Make sure the following items are completed first:
A Keeper Secrets Manager application has been created
A Keeper Rotation gateway is already installed, running, and is provisioned in the Keeper Secrets Manager application you created.
PAM Machine records have been created for each target machine
If you are creating a new PAM Configuration, login to the Keeper Vault and select "Secrets Manager", then select the "PAM Configurations" tab, and click on "New Configuration". The following table lists all the required fields that needs to be filled on the PAM Configuration.
Title
Configuration name, example: Azure Demo
Environment
Select: Azure Network
Gateway
Select the Gateway that is configured on the Keeper Secrets Manager application and has network access to your Active Directory server from the pre-requisites
Application Folder
Select the Shared folder that contains the PAM Machine record(s)
Resource Credential(s)
Select the PAM Machine record containing the admin credentials with sufficient permissions to rotate local user passwords. Important: If there are multiple machines being rotated, each PAM Machine record needs to be added as a Resource Credential.
Azure ID
A unique ID for this instance of Azure. This is for your reference and can be anything, but its recommended to be kept short
Ex: Azure-prod
Client ID
The unique Application (client) ID assigned to your app by Azure AD when the application was registered.
Client Secret
The client credentials secret for the Azure application.
Subscription ID
The UUID that identifies your subscription (i.e. Pay-As-You-GO) to use Azure services.
Tenant ID
The UUID of the Azure Active Directory
For more details on all the configurable fields in the PAM Network Configuration record, visit this page.

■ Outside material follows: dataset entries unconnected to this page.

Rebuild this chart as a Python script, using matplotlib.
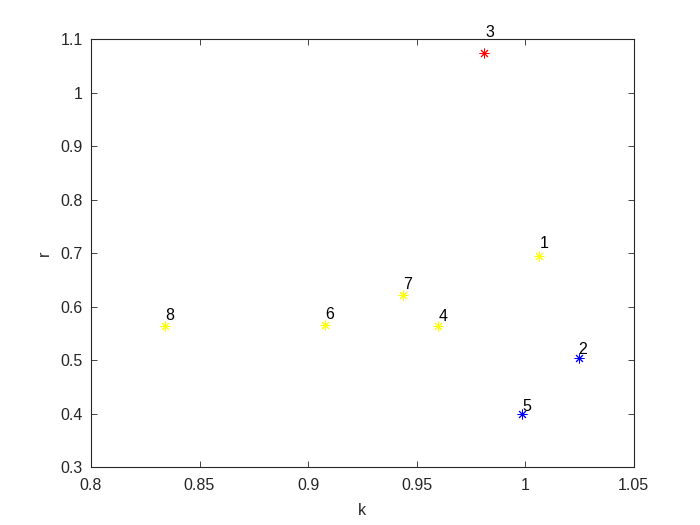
import matplotlib.pyplot as plt

plt.rcParams['font.family'] = ['Liberation Sans', 'DejaVu Sans']

# k, r values for each numbered sample
labels = ['1', '2', '3', '4', '5', '6', '7', '8']
k = [1.0063, 1.0247, 0.9809, 0.9601, 0.9986, 0.9078, 0.9436, 0.8339]
r = [0.6958, 0.5050, 1.0741, 0.5645, 0.3988, 0.5658, 0.6220, 0.5645]
groups = ['y', 'b', 'r', 'y', 'b', 'y', 'y', 'y']

colours = {'y': (1, 1, 0), 'b': (0, 0, 1), 'r': (1, 0, 0)}
# label offsets from each point, in pixels
label_dx = [1.5, 0, 1.5, 0.5, 0.5, 0.5, 0.5, 0.5]
label_dy = [8, 4, 16, 5, 3, 6, 6, 6]

fig = plt.figure(figsize=(7, 5.25), dpi=100)
ax = fig.add_axes([0.13, 0.11, 0.775, 0.815])

for i, lab in enumerate(labels):
    ax.plot(k[i], r[i], linestyle='none', marker=(8, 2, 0), markersize=7,
            markeredgewidth=0.7, color=colours[groups[i]])
    ax.annotate(lab, (k[i], r[i]), xytext=(label_dx[i], label_dy[i]),
                textcoords='offset pixels', ha='left', va='baseline',
                fontsize=11.5)

ax.set_xlim(0.8, 1.05)
ax.set_ylim(0.3, 1.1)
ax.set_xticks([0.8, 0.85, 0.9, 0.95, 1.0, 1.05])
ax.set_xticklabels(['0.8', '0.85', '0.9', '0.95', '1', '1.05'])
ax.set_yticks([0.3, 0.4, 0.5, 0.6, 0.7, 0.8, 0.9, 1.0, 1.1])
ax.set_yticklabels(['0.3', '0.4', '0.5', '0.6', '0.7', '0.8', '0.9', '1', '1.1'])
ax.tick_params(direction='in', top=True, right=True, labelsize=11.5,
               length=4, width=0.6, colors='#262626')
ax.tick_params(axis='x', pad=8)
ax.tick_params(axis='y', pad=6)
for s in ax.spines.values():
    s.set_linewidth(0.8)
    s.set_color('#262626')
ax.set_xlabel('k', fontsize=11.5, color='#262626', labelpad=7)
ax.set_ylabel('r', fontsize=11.5, color='#262626', labelpad=6)

fig.savefig('out.png', dpi=100)
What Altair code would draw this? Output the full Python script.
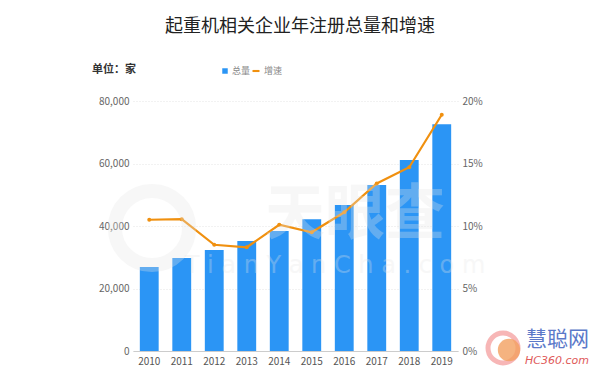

If a Gateway has already been deployed to an existing PAM Configuration, you can simply adjust the configuration to include additional Administrative Resource Credentials as needed.
In the example below, there are 5 local admin PAM Machine records, one for each VM in Azure. Each of the accounts is used to rotate credentials for local users in each respective machine.
Keeper Rotation will use the credentials in the PAM Machine record to rotate the credentials of accounts referenced by the PAM User records.
The following table lists all the required fields that need to be filled on the PAM User record:
Title
Keeper record title i.e. Local User1
Login
Case sensitive username of the account being rotated. The username has to be in one of the following formats:
domain\username
username@domain
Password
Account password is optional, rotation will set one if blank
Select the PAM User record(s) from Step 3, edit the record and open the "Password Rotation Settings".
Select the desired schedule and password complexity.
The "Rotation Settings" should use the PAM Configuration setup previously.
The "Resource Credential" field should select the PAM Machine admin credential specific to this user's machine.
Upon saving, the rotation button will be enabled and available to rotate on demand, or via the selected schedule.
Any user with edit
rights to a PAM User record has the ability to setup rotation for that record.
Optionally, the PAM Machine credential can also be rotated. Select the PAM Machine record from Step 1, edit the record and open the "Password Rotation Settings".
Select the desired schedule and password complexity.
The "Rotation Settings" should use the PAM Configuration setup previously.
The "Resource Credential" field should select the PAM Machine which can rotate the credential.
Upon saving, the rotation button will be enabled and available to rotate on demand, or via the selected schedule.